* To be done: Only the lines from the one containing "Write a Python" through the one containing "plt.rcParams['font.family'] = 'Liberation" should be output, both ends included and exactly as they appear, minus any pictures.

.....

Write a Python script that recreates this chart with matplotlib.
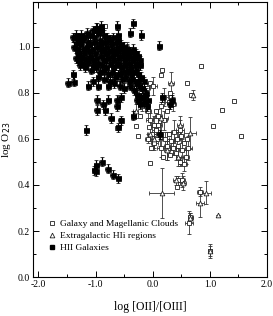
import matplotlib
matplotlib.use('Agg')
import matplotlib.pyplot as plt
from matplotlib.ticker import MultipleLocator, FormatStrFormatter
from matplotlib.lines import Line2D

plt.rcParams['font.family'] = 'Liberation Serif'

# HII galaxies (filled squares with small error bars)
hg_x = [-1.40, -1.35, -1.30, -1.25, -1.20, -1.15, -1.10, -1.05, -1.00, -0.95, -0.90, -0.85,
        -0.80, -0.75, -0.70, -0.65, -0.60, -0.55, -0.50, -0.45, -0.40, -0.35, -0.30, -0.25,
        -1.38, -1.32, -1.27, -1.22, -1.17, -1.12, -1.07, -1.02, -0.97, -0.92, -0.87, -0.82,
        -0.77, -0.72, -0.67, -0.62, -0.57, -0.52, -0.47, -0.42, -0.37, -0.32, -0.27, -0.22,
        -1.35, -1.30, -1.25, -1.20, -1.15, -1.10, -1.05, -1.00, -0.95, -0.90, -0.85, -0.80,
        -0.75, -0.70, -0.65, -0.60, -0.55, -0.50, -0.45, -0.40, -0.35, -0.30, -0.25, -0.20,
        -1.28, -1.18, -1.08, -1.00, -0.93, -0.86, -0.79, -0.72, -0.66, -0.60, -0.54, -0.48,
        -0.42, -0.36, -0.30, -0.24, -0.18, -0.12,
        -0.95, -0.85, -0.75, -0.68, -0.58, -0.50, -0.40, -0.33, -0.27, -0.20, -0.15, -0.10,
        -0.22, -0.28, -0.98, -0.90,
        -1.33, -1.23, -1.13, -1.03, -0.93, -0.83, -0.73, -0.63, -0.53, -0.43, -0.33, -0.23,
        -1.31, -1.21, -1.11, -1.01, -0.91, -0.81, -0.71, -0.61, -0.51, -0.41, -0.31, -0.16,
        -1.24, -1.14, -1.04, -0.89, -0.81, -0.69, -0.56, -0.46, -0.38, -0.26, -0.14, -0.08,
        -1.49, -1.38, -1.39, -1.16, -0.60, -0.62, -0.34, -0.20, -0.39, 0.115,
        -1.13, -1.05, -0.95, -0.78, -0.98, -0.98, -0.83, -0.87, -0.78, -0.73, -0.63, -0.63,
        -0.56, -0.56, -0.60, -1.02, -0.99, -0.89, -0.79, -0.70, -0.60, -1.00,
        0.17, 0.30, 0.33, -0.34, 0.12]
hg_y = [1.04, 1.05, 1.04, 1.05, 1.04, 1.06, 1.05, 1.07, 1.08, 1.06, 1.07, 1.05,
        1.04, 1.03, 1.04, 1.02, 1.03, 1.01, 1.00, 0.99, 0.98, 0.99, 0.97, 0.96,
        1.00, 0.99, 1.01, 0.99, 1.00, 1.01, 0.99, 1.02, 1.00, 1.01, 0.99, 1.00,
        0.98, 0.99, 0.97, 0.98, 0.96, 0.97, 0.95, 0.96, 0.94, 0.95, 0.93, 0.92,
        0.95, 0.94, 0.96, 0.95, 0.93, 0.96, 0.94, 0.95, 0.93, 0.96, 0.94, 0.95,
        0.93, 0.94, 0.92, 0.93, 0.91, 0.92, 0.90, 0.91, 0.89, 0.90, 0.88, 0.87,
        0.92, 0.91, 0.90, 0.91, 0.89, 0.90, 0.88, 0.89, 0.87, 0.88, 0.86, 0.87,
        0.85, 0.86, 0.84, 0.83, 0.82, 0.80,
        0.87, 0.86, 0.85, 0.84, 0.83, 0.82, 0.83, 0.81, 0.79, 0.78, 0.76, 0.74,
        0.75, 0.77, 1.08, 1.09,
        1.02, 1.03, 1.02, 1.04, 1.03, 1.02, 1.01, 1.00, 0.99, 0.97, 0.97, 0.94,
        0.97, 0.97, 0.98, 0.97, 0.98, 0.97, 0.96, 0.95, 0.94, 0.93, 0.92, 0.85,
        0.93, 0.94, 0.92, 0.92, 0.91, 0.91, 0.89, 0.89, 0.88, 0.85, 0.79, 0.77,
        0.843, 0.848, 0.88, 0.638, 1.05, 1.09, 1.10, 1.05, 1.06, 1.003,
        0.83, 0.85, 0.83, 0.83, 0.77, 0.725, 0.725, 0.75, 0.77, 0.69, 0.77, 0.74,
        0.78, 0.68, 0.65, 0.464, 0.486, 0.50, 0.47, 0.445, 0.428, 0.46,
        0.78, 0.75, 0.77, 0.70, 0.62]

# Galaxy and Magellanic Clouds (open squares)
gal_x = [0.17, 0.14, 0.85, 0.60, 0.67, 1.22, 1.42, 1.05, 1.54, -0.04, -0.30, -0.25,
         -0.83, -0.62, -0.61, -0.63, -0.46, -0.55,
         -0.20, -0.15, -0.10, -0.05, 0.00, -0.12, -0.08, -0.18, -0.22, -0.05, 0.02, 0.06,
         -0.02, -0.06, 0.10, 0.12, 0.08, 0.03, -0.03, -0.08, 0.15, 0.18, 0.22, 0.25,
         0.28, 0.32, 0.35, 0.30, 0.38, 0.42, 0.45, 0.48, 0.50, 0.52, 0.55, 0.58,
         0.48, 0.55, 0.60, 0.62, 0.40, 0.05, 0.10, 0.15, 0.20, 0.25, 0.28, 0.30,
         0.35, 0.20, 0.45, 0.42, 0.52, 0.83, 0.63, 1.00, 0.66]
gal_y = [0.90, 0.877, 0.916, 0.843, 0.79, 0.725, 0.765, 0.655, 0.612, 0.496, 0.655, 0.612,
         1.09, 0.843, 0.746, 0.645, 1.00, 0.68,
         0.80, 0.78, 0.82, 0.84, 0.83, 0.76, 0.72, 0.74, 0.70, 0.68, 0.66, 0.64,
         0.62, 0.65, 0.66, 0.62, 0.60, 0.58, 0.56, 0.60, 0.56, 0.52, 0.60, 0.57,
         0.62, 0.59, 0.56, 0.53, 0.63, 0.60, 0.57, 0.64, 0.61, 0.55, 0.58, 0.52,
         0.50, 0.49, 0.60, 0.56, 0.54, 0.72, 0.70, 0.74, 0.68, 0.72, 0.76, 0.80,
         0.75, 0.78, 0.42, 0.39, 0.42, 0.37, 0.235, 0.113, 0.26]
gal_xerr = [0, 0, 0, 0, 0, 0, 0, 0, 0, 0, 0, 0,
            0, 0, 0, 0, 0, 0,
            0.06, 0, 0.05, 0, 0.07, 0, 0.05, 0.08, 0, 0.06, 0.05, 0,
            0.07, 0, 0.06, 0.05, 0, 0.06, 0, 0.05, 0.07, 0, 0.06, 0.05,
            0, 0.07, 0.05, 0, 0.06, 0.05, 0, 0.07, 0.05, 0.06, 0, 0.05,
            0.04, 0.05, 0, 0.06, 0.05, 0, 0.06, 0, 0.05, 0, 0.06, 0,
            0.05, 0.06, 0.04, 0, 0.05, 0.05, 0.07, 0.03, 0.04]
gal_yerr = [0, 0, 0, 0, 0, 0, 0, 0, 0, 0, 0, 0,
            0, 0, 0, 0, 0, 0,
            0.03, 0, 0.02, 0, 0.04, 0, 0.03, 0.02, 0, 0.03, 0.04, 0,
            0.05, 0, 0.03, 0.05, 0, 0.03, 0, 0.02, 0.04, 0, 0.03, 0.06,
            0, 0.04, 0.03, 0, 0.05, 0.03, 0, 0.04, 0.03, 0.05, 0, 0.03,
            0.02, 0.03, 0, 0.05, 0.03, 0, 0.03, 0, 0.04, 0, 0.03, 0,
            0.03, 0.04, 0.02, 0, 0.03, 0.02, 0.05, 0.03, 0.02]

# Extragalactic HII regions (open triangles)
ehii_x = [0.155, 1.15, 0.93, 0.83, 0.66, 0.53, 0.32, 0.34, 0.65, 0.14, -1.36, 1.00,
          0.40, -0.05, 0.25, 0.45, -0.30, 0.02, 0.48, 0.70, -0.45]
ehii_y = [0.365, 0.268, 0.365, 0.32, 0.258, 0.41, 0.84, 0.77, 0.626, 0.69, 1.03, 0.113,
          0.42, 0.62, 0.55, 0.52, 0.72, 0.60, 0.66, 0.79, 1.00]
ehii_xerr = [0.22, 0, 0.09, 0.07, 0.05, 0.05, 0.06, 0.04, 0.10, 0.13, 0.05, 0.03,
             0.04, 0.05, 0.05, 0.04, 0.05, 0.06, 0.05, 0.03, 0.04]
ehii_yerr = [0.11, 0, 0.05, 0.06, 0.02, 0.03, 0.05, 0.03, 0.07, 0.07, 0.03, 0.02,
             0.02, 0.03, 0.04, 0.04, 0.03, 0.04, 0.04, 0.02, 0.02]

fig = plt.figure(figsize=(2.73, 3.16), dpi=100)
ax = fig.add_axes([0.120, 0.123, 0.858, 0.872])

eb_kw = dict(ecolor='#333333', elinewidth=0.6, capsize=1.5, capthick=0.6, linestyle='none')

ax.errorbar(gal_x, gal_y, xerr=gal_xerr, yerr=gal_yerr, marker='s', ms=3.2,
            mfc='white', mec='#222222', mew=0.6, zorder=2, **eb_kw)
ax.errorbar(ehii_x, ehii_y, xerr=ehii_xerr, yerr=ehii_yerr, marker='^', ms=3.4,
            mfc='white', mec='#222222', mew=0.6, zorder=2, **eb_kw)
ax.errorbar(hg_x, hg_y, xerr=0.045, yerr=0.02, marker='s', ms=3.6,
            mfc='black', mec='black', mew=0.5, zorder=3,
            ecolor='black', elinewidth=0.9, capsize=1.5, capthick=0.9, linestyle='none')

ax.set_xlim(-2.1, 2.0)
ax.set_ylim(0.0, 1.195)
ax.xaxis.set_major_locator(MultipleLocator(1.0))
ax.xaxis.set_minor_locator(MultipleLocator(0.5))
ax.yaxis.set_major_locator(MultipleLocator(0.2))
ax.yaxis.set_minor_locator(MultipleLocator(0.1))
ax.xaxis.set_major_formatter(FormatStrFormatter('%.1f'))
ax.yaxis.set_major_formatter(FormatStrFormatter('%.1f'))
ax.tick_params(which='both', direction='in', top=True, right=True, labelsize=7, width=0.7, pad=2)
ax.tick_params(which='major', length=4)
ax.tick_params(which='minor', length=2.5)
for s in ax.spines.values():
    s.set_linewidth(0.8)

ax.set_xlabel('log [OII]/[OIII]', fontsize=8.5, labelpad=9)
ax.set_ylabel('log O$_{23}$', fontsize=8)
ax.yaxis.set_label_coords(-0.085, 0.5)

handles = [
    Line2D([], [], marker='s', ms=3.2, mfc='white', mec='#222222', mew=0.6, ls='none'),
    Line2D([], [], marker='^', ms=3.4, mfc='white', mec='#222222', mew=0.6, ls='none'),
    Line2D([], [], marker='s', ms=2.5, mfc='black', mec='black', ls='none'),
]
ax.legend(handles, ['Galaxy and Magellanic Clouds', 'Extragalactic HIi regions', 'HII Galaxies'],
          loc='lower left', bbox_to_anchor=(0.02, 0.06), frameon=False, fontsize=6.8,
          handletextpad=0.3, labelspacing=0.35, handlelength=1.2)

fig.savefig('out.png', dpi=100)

.....

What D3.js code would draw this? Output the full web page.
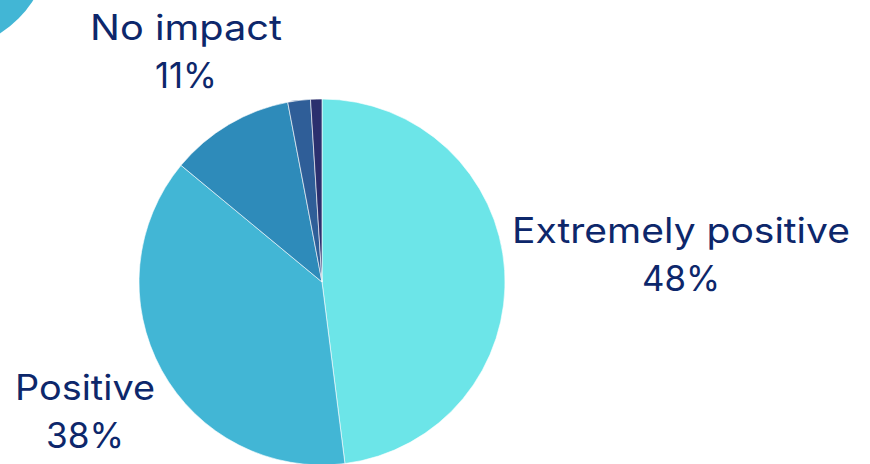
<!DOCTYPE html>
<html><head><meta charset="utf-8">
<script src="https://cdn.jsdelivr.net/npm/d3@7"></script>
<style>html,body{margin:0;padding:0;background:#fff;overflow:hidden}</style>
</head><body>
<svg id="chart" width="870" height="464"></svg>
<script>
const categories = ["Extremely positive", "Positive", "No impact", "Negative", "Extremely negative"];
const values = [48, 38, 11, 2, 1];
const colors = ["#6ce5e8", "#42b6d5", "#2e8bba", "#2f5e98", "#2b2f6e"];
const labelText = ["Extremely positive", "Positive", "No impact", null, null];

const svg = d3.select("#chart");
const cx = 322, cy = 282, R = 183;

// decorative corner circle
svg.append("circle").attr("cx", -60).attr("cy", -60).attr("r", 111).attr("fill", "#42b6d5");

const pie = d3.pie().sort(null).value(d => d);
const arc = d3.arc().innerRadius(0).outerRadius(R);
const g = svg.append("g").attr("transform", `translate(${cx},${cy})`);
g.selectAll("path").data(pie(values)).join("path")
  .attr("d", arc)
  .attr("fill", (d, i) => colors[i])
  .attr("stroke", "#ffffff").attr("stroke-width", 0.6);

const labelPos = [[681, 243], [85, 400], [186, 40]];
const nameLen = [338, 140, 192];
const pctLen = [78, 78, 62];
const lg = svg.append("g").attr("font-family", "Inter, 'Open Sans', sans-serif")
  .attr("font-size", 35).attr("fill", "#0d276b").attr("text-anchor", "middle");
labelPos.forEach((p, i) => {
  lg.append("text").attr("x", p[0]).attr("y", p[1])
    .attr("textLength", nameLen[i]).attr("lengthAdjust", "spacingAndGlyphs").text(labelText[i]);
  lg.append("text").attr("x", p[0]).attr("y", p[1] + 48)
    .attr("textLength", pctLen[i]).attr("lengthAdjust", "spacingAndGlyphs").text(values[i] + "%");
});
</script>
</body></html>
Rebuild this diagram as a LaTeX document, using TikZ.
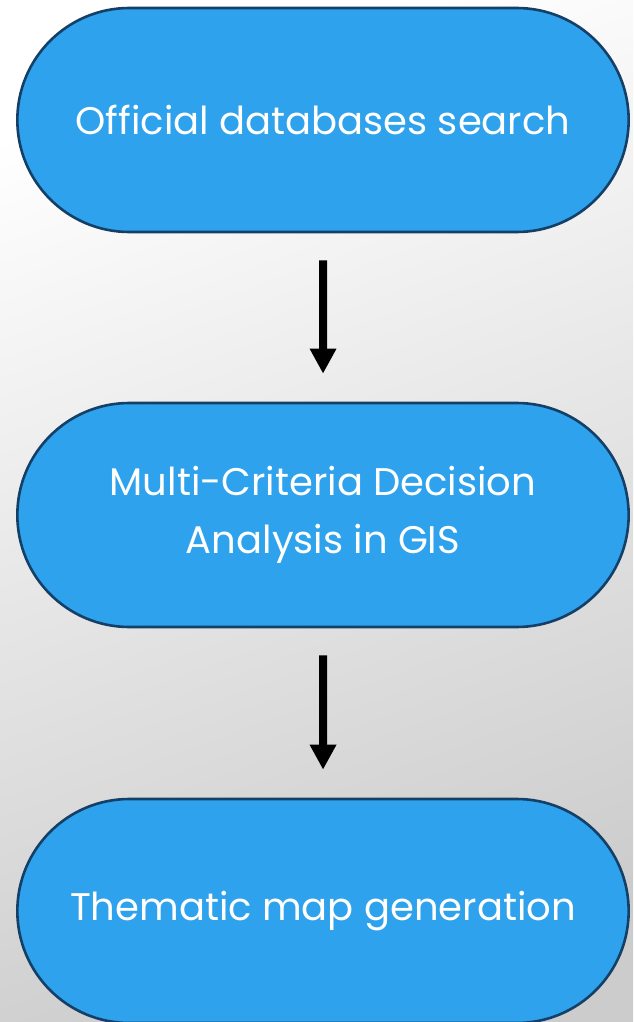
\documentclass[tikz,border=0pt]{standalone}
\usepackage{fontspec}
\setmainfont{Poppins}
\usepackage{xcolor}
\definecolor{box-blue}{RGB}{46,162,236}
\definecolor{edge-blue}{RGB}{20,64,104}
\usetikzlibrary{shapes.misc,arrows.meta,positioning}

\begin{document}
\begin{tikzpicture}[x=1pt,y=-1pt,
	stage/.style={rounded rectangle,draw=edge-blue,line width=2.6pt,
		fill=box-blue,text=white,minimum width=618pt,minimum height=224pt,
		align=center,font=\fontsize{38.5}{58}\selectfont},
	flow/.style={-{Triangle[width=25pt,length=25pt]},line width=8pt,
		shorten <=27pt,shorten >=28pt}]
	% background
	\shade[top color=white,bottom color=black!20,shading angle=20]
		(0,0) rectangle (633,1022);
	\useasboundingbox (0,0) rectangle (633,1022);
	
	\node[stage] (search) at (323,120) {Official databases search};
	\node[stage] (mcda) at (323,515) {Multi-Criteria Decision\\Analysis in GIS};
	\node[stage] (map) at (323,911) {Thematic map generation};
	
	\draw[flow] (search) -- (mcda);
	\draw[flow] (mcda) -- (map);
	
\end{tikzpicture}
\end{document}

.....

* Response to the task:
Write a Python script that recreates this chart with matplotlib.
import matplotlib
matplotlib.use('Agg')
import matplotlib.pyplot as plt
from matplotlib.ticker import MultipleLocator, FormatStrFormatter
from matplotlib.lines import Line2D

plt.rcParams['font.family'] = 'Liberation Serif'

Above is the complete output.